19.No Waiver. Either party’s failure to enforce any provision or provisions of this Agreement shall not in any way be construed as a waiver of any such provision or provisions, nor prevent that party from thereafter enforcing each and every other provision of this Agreement. The rights granted both parties herein are cumulative and shall not constitute a waiver of either party’s right to assert all other legal remedies available to it under the circumstances.
20.Successors and Assigns. The Company may assign any of its rights under this Agreement to single or multiple assignees, and this Agreement shall inure to the benefit of the successors and assigns of the Company. Subject to the restrictions on transfer herein set forth, this Agreement shall be binding upon the Participant and his or her heirs, executors, administrators, successors and assigns. The rights and obligations of the Participant under this Agreement may only be assigned with the prior written consent of the Company.
21.Captions. Captions provided herein are for convenience only and are not to serve as a basis for interpretation or construction of this Agreement.
22.Amendment, Suspension or Termination of the Plan. By accepting this Award, the Participant expressly warrants that he or she has received an award of Restricted Stock Units under the Plan, and has received, read, and understood a description of the Plan. The Participant understands that the Plan is discretionary in nature and may be amended, suspended or terminated by the Administrator at any time.
23.Modifications to the Agreement. This Agreement constitutes the entire understanding of the parties on the subjects covered. The Participant expressly warrants that he or she is not accepting this Agreement in reliance on any promises, representations, or inducements other than those contained herein. Modifications to this Agreement or the Plan can be made only in an express written contract executed by a duly authorized officer of the Company. Notwithstanding anything to the contrary in the Plan or this Agreement, the Company reserves the right to revise this Agreement as it deems necessary or advisable, in its sole discretion and without the consent of the Participant, to comply with Section 409A or to otherwise avoid imposition of any additional tax or income recognition under Section 409A in connection with this award of Restricted Stock Units.
24.Governing Law; Venue. This Agreement shall be governed by the laws of the State of Delaware, excluding any conflicts or choice of law rule or principle that might otherwise refer construction or interpretation of this Agreement to the substantive law of another jurisdiction.
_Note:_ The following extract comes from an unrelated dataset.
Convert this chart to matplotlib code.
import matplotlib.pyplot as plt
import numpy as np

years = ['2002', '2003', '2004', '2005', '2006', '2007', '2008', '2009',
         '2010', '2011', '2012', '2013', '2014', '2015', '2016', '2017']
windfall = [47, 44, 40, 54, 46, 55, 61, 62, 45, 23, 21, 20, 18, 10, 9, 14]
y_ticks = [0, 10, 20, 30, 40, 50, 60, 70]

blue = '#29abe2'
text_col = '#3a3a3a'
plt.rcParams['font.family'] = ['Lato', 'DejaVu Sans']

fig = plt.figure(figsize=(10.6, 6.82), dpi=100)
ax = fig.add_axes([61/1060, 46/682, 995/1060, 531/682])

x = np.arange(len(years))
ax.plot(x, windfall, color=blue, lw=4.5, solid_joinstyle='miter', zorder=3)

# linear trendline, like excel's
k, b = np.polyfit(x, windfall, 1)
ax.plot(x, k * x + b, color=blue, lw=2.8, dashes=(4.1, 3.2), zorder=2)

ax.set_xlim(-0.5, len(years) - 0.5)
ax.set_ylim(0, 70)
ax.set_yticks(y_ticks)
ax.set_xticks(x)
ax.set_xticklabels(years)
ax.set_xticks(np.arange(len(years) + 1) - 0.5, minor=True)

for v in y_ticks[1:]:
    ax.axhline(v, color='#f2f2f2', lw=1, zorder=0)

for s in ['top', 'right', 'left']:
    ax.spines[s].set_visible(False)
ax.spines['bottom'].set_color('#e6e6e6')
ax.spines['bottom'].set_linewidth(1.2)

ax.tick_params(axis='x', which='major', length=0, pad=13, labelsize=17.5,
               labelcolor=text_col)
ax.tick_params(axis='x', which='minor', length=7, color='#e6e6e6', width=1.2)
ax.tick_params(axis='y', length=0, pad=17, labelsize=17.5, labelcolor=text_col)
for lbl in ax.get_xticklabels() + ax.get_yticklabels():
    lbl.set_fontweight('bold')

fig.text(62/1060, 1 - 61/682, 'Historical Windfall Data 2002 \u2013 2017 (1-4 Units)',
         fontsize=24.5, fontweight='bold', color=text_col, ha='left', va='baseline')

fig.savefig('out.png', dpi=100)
For purposes of litigating any dispute that arises under these Restricted Stock Units or this Agreement, the parties hereby submit to and consent to the jurisdiction of the State of Colorado, and agree that such litigation will be conducted in the courts of Larimer County, Colorado, or the United States federal courts for the District of Colorado, and no other courts, where this Agreement is made and/or to be performed.
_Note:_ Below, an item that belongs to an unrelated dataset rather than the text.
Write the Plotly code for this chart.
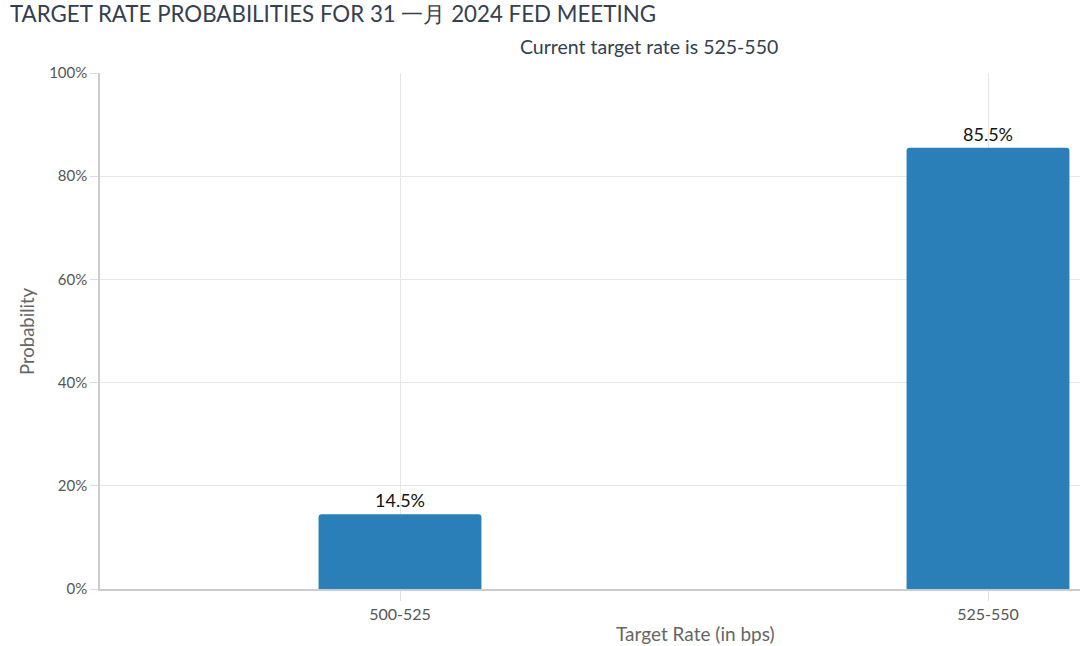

25.Entire Agreement. The Plan and this Agreement constitute the entire agreement of the parties with respect to the subject matter hereof and supersede in their entirety all prior undertakings and agreements of the Company and the Participant with respect to the subject matter hereof, and may
not be modified adversely to the Participant’s interest except by means of a writing signed by the Company and the Participant. For the avoidance of doubt, nothing in this Agreement shall be a basis for providing or calculating severance or similar pay, unless required by Applicable Laws.
By accepting this Agreement, you agree to all of the terms and conditions
described above and in the Woodward, Inc. 2017 Omnibus Incentive Plan.